Yes we have plenty sandal. We do very good price. And carpets.

Donna Kebabs said...

Sandal - you not being a faker I hope ?

Nationwide said...

noooooooo, come inside. George Bush here only this morning. He buy lovely carpet for new house.

Piggy Trotter said...

Hope Monty bites his arse

Nationwide said...

Unfortunately Monty has fox mange at the moment and is currently trying to bite his own arse.

Faux Pas said...

Can I have 4 candles and sandals too please

Nationwide said...

What kind of candles?

Faux pas said...

Sometimes they have really posh one with gold and diamonds so a few of them perhaps
New Ramsey prog this week he has a place out there if I recall ?

Nationwide said...

Nope, don't know them (slides 24 carat gold leaf chocolate down throat before sprinkling gold flakes on porridge)
G Ramsay Esq has a place in Dubai. Bet he doesn't swear at the sheiks there!

Cautious Camel said...

The sheiks would keek him in the kebabs for sure ....

Nationwide said...

There's nothing worse than a keek at your kebab. Ask Jade Goodey.

Brolly Polis said...

Severe weather warning so go easy

Nationwide said...

dammit. that's another hang-gliding day lost forever.

Quentin Pringle said...

Clear sky today glide your socks off ....

Nationwide said...

It's very comforting to have your own personalised daily weather forecast. Saves looking at Feme Oke, Frances Wilson, or that woman on GMTV.

Steve McLaren said...

looking a tad overcast best take a brolly...windy round the Trossachs

Nationwide said...

ooh missus! Just as well I was in Colindale then, lunching at the august Oriental City Food Court (free tea with every meal) before buying a large catering pack of noodles to see me through the week.
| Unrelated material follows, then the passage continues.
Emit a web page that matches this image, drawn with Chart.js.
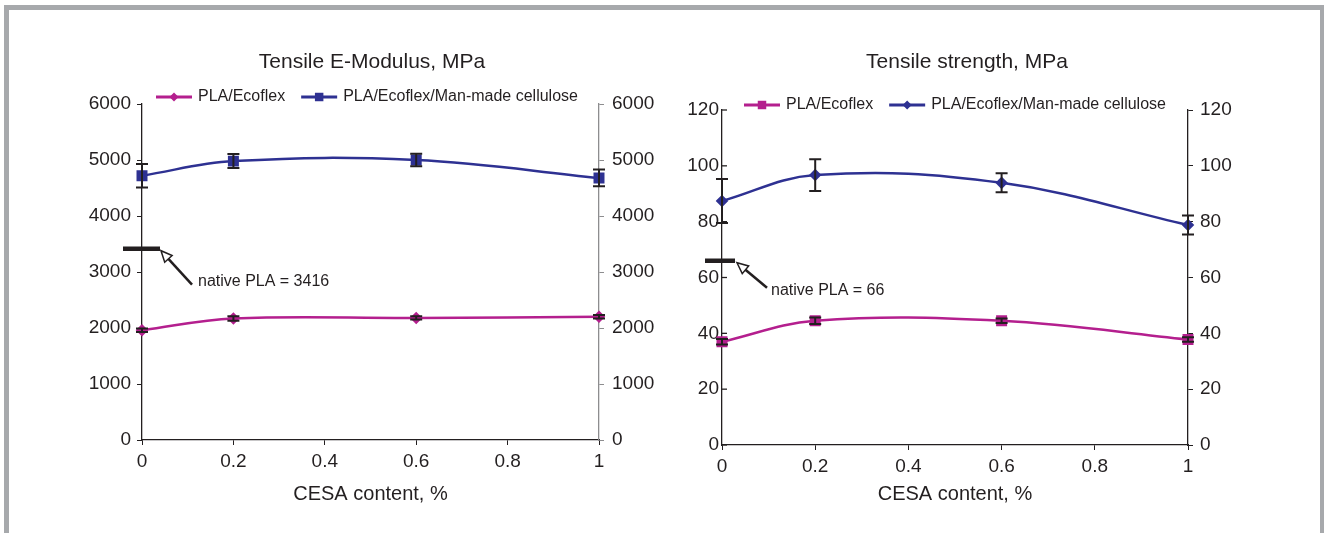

Who said personal blogs weren't interesting?

Chinese doodle said...

Drizzle - set for the day

Keep you noodles dry & covered

Nationwide said...

Spring appears to have sprung. The grass is riz. I wonder where Monty is? (poor doggy, flea collar and fox mange prevents his attendance in town). Anyway, this is a weekend of pre Oscar cinematic frenzy, the TV being total shite as far as I can see.

Montys ' Bum said...

40n- Gale warnings ..But I never liked Gale did you ?

Nationwide said...

It never rains in cinemas. Or the pub. Speaking as a non-smoker, of course.

Piggy Trotter said...

Seems it never rains in Southern California
Seems I've often heard that kind of talk before
It never rains in California
But, girl, don't they warn ya
It pours, man, it pours

Nationwide said...

Albert Hammond! We'll I'll be..is that really you?